Recently, I just found float3 was as fast as float4. It looks weird based on my understanding. For the ptx file, float3 will use st.global.f32 or ld.global.f32, while st.global.v4.u32 or ld.global.v4.u32 for float4. Attached is my test cu file, which was compiled on rtx 3060 with nvcc 11.5.
The output :
Elapsed time for float3: 11.52 ms
Elapsed time for float4: 11.52 ms
Directly loading and storing float3 from global memory is not ideal.
I would let the 32 threads of each warp cooperate:
Load the first, second and third 32 floats normally as float array, not float3 array (thread 0 loads first float - effectively [0].x, thread 1 loads second float [0].y, …)
Store them into a shared memory array of size 96.

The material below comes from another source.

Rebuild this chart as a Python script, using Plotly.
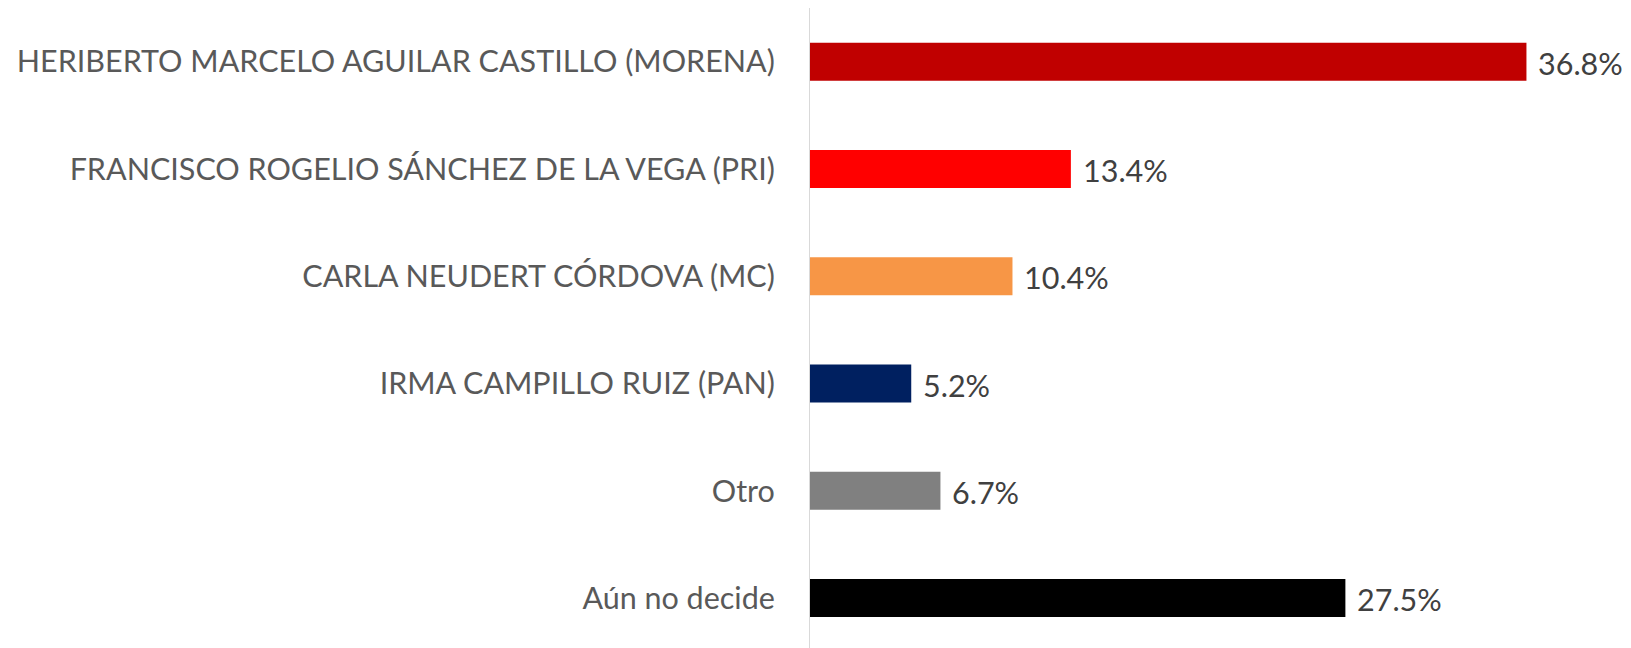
import plotly.graph_objects as go

categories = [
    "HERIBERTO MARCELO AGUILAR CASTILLO (MORENA)",
    "FRANCISCO ROGELIO SÁNCHEZ DE LA VEGA (PRI)",
    "CARLA NEUDERT CÓRDOVA (MC)",
    "IRMA CAMPILLO RUIZ (PAN)",
    "Otro",
    "Aún no decide",
]
values = [36.8, 13.4, 10.4, 5.2, 6.7, 27.5]
labels = ["36.8%", "13.4%", "10.4%", "5.2%", "6.7%", "27.5%"]
colors = ["#C00000", "#FF0000", "#F79646", "#002060", "#808080", "#000000"]

FONT = "Lato"

fig = go.Figure()
fig.add_trace(go.Bar(
    y=categories, x=values, orientation="h",
    marker=dict(color=colors, line=dict(width=0)),
    width=0.354, hoverinfo="skip",
))
for c, v, t in zip(categories, values, labels):
    fig.add_annotation(x=v, y=c, text=t, showarrow=False, xanchor="left",
                       xshift=10, yshift=-1,
                       font=dict(family=FONT, size=30.5, color="#404040"))

# page body has an 8px default margin; compensate so plot sits at the reference position
fig.update_layout(
    width=1623, height=640,
    margin=dict(l=802, r=0, t=0, b=0),
    paper_bgcolor="white", plot_bgcolor="white",
    showlegend=False,
    font=dict(family=FONT, size=30.5, color="#595959"),
)
fig.update_xaxes(range=[0, 42.17], visible=False, showgrid=False, zeroline=False)
fig.update_yaxes(type="category", categoryorder="array", categoryarray=categories,
                 range=[5.465, -0.5], showgrid=False, zeroline=False,
                 showline=True, linecolor="#D9D9D9", linewidth=1,
                 ticks="", ticklabelstandoff=28,
                 tickfont=dict(family=FONT, size=30.5, color="#595959"))
fig.write_html("out.html")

Then read back as float3 type or the three components separately (should give the same code). You can do it with union or with reinterpret_cast (which actually is UB, but typically works in Cuda).
Alternatively store your float3 as 3 separate arrays for x, y, z.

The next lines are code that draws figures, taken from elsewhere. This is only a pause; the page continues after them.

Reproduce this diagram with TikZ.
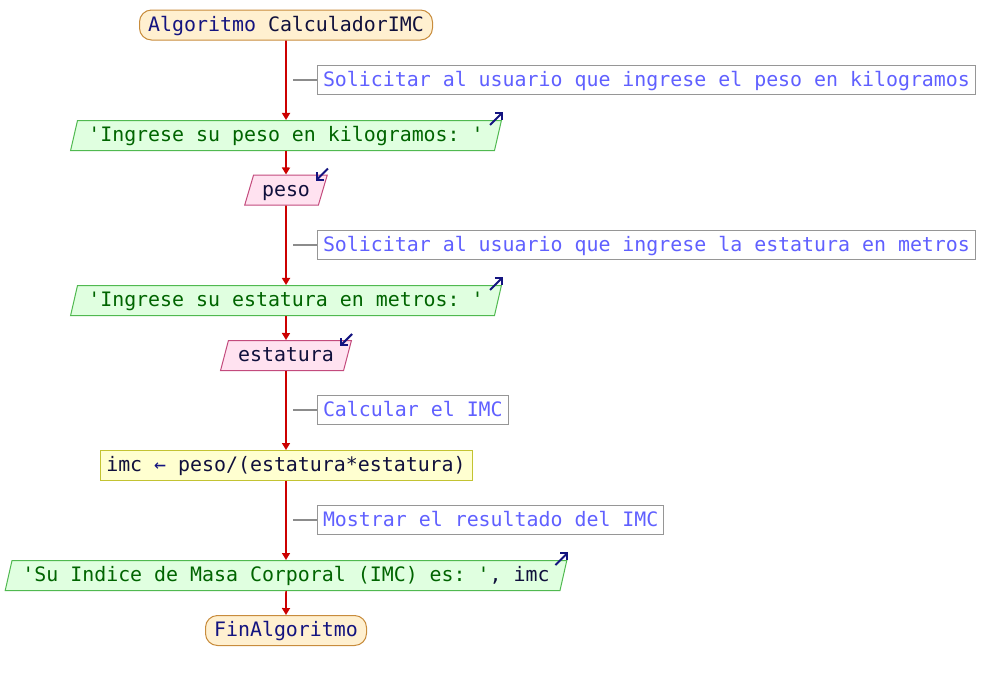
\documentclass[tikz,border=0pt]{standalone}
\usepackage{fontspec}
\setmonofont{DejaVu Sans Mono}
\usetikzlibrary{shapes.geometric,arrows.meta}

\definecolor{flujo}{RGB}{204,0,0}
\definecolor{clave}{RGB}{20,20,128}
\definecolor{varia}{RGB}{16,16,60}
\definecolor{cadena}{RGB}{0,100,0}
\definecolor{notatexto}{RGB}{96,96,255}

\tikzset{
  caja/.style={minimum height=30, inner sep=0, line width=1, text height=15, text depth=3, font=\ttfamily\fontsize{19.9}{24}\selectfont},
  inicio/.style={caja, draw={rgb,255:red,200;green,140;blue,60}, fill={rgb,255:red,255;green,240;blue,208}, rounded corners=12, text=clave},
  nota/.style={caja, minimum height=29, anchor=west, draw={rgb,255:red,150;green,150;blue,150}, fill=white, text=notatexto, inner xsep=5.5},
  paral/.style={caja, trapezium, trapezium left angle=70, trapezium right angle=110, trapezium stretches=true},
  salida/.style={paral, draw={rgb,255:red,80;green,185;blue,80}, fill={rgb,255:red,224;green,255;blue,224}, text=cadena},
  entrada/.style={paral, draw={rgb,255:red,195;green,75;blue,125}, fill={rgb,255:red,255;green,226;blue,240}, text=varia},
  proceso/.style={caja, draw={rgb,255:red,195;green,195;blue,50}, fill={rgb,255:red,255;green,255;blue,208}, text=varia},
  flecha/.style={draw=flujo, line width=1.6, -{Triangle[width=8,length=7]}},
  guia/.style={draw={rgb,255:red,140;green,140;blue,140}, line width=1.2},
  marca/.style={draw=clave, line width=2, -{Straight Barb[length=5,width=10]}}
}

\begin{document}
\begin{tikzpicture}[x=1pt,y=-1pt]
\useasboundingbox (0,0) rectangle (986,680);

% bloques del diagrama
\node[inicio, minimum width=293] (ini) at (286,25) {Algoritmo \textcolor{varia}{CalculadorIMC}};
\node[salida, minimum width=432] (o1) at (286,135.5) {'Ingrese su peso en kilogramos: '};
\node[entrada, minimum width=83] (i1) at (286,190) {peso};
\node[salida, minimum width=432] (o2) at (286,300.5) {'Ingrese su estatura en metros: '};
\node[entrada, minimum width=131] (i2) at (286,355.5) {estatura};
\node[proceso, minimum width=372] (p1) at (286,465.5) {imc \textcolor{clave}{←} peso/(estatura*estatura)};
\node[salida, minimum width=563] (o3) at (286,575.5) {'Su Indice de Masa Corporal (IMC) es: '\textcolor{varia}{, imc}};
\node[inicio, minimum width=161] (fin) at (286,630.5) {FinAlgoritmo};

% comentarios
\node[nota] (c1) at (317,80) {Solicitar al usuario que ingrese el peso en kilogramos};
\node[nota] (c2) at (317,245) {Solicitar al usuario que ingrese la estatura en metros};
\node[nota] (c3) at (317,410) {Calcular el IMC};
\node[nota] (c4) at (317,520) {Mostrar el resultado del IMC};
\coordinate (k1) at (293,80);
\coordinate (k2) at (293,245);
\coordinate (k3) at (293,410);
\coordinate (k4) at (293,520);

% flujo
\draw[flecha] (ini) -- (o1);
\draw[flecha] (o1) -- (i1);
\draw[flecha] (i1) -- (o2);
\draw[flecha] (o2) -- (i2);
\draw[flecha] (i2) -- (p1);
\draw[flecha] (p1) -- (o3);
\draw[flecha] (o3) -- (fin);

\draw[guia] (k1) -- (c1);
\draw[guia] (k2) -- (c2);
\draw[guia] (k3) -- (c3);
\draw[guia] (k4) -- (c4);

% marcas de entrada/salida
\draw[marca] ([shift={(-12,5)}]o1.top right corner) -- ++(13,-13);
\draw[marca] ([shift={(-12,5)}]o2.top right corner) -- ++(13,-13);
\draw[marca] ([shift={(-12,5)}]o3.top right corner) -- ++(13,-13);
\draw[marca] ([shift={(0,-6)}]i1.top right corner) -- ++(-12,12);
\draw[marca] ([shift={(0,-6)}]i2.top right corner) -- ++(-12,12);

\end{tikzpicture}
\end{document}
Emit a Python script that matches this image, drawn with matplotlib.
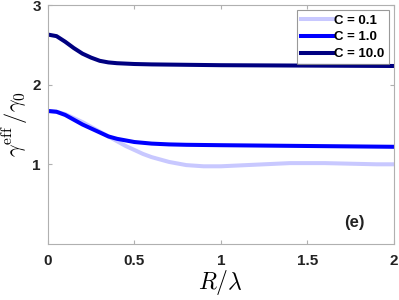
import matplotlib
matplotlib.use('Agg')
import matplotlib.pyplot as plt

# curve data
r_c10 = [0, 0.05, 0.1, 0.15, 0.2, 0.25, 0.3, 0.35, 0.4, 0.5, 0.6, 0.8, 1.0, 1.5, 2.0]
g_c10 = [2.63, 2.61, 2.54, 2.46, 2.39, 2.34, 2.30, 2.28, 2.27, 2.26, 2.255, 2.25, 2.245, 2.24, 2.235]

r_c1 = [0, 0.05, 0.1, 0.15, 0.2, 0.25, 0.3, 0.35, 0.4, 0.45, 0.5, 0.6, 0.7, 0.8,
        1.0, 1.25, 1.5, 1.75, 2.0]
g_c1 = [1.67, 1.66, 1.62, 1.56, 1.50, 1.45, 1.40, 1.35, 1.32, 1.30, 1.28, 1.26, 1.25, 1.245,
        1.24, 1.235, 1.23, 1.225, 1.22]

r_c01 = [0, 0.05, 0.1, 0.15, 0.2, 0.25, 0.3, 0.35, 0.4, 0.45, 0.5, 0.55, 0.6, 0.65, 0.7,
         0.75, 0.8, 0.9, 1.0, 1.1, 1.2, 1.3, 1.4, 1.5, 1.6, 1.7, 1.8, 1.9, 2.0]
g_c01 = [1.67, 1.66, 1.63, 1.58, 1.53, 1.47, 1.41, 1.35, 1.29, 1.23, 1.18, 1.13, 1.09, 1.06, 1.03,
         1.01, 0.99, 0.975, 0.975, 0.985, 0.995, 1.005, 1.015, 1.015, 1.015, 1.01, 1.005, 1.0, 1.0]

labels = ['C = 0.1', 'C = 1.0', 'C = 10.0']
xticks = [0, 0.5, 1, 1.5, 2]
xticklabels = ['0', '0.5', '1', '1.5', '2']
yticks = [1, 2, 3]

plt.rcParams['mathtext.fontset'] = 'cm'

fig = plt.figure(figsize=(3.99, 3.0), dpi=100)
ax = fig.add_axes([0.120, 0.187, 0.867, 0.796])

lw = 2.9
ax.plot(r_c01, g_c01, color='#c8c8ff', lw=lw, label=labels[0])
ax.plot(r_c1, g_c1, color='#0000ff', lw=lw, label=labels[1])
ax.plot(r_c10, g_c10, color='#000080', lw=lw, label=labels[2])

ax.set_xlim(0, 2)
ax.set_ylim(0, 3)
ax.set_xticks(xticks)
ax.set_xticklabels(xticklabels)
ax.set_yticks(yticks)

for s in ax.spines.values():
    s.set_color('#b0b0b0')
    s.set_linewidth(0.8)
ax.tick_params(direction='in', top=True, right=True, length=3, color='#b0b0b0',
               labelcolor='#222222')
ax.tick_params(axis='x', pad=7)
ax.tick_params(axis='y', pad=5)
for t in ax.get_xticklabels() + ax.get_yticklabels():
    t.set_fontfamily('Liberation Sans')
    t.set_fontweight('bold')
    t.set_fontsize(11)

ax.set_xlabel(r'$R/\lambda$', fontsize=17, labelpad=0)
ax.set_ylabel(r'$\gamma^{\rm eff}\,/\gamma_0$', fontsize=16, labelpad=1)

leg = ax.legend(loc='upper right', handlelength=2.5, handletextpad=0.05, borderpad=0.3,
                labelspacing=0.35, fancybox=False, borderaxespad=0.4,
                prop={'family': 'Liberation Sans', 'weight': 'bold', 'size': 9.5})
leg.get_frame().set_edgecolor('#808080')
leg.get_frame().set_linewidth(0.8)

ax.text(1.77, 0.27, '(e)', fontsize=12, fontweight='bold', family='Liberation Sans',
        color='#222222', ha='center', va='center')

fig.savefig('out.png', dpi=100)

Yes, that was my thought as well. But my test result shows that float3 is as fast as float4. Please checkout my test code. Not sure if there is something wrong with it.

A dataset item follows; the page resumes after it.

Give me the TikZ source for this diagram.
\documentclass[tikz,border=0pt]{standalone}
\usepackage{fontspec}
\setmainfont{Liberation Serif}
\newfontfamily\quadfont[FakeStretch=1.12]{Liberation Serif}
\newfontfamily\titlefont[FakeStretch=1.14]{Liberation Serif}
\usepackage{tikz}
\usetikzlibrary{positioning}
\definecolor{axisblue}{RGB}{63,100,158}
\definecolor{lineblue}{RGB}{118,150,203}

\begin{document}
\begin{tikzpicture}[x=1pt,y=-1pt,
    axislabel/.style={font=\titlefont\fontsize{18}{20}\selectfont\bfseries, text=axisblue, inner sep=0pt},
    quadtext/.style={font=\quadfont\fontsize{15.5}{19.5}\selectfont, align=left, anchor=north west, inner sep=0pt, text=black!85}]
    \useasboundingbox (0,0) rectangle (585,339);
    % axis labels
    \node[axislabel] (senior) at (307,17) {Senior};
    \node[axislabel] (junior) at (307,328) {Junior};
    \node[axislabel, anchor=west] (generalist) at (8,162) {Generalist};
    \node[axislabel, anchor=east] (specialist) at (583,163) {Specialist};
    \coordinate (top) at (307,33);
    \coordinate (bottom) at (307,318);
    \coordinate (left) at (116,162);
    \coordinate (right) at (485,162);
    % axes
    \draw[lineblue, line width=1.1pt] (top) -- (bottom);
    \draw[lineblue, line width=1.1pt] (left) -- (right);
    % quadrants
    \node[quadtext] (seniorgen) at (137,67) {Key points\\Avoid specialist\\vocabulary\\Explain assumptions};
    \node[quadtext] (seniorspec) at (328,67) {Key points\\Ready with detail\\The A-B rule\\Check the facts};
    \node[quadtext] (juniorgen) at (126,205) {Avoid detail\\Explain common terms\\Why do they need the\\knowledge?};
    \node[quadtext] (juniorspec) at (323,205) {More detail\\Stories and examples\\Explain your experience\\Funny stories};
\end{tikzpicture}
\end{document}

In your test code you directly load and store float3. As you say those accesses will be split into 3 and the memory accesses are not coalesced anymore.
In my previous post, I have written, how you can access float3 in a coalesced manner.
The provided way should be fine, but there is an advanced way, which saves shared memory bandwidth (which should not be an issue in your case):
Pairs of threads cooperate to load 3 neighbouring 32 byte blocks with float4 accesses, which gives 8x float3 and then shuffle between them that each has 4x float3 at the end. The needed shuffle performance is less than the shared memory bandwidth from the first method.
You’re loading the same amount of data, and the problem is memory bound. Furthermore, although the load pattern for float3 may appear to be “not as efficient” as the load pattern for float4, the memory controller (and caches) are evidently “fixing” the problem. There is considerable temporal locality in the requests - the LD instructions are quite close to each other. Therefore the memory controller can spot this and not issue duplicate loads. So the memory bus utilization is likely to be very similar in both cases. And when it comes to distribution of the data after it returns on the memory bus, the caches will help there.
The data doesn’t support any other conclusion, in my view.
The screenshots show 66% L1 cache utilization in the float3 case and 0% in the float4 case, and the memory pipes are 3x as busy for float3, which is not a problem yet for your kernel, as L1 and L2 hit rate are still quite low, so with slow global memory, you cannot process more memory operations anyway.
Just seeing you are using more elements in the float3 case: 4 * N instead of 3 * N. So the same overall amount of data is loaded and stored in both cases.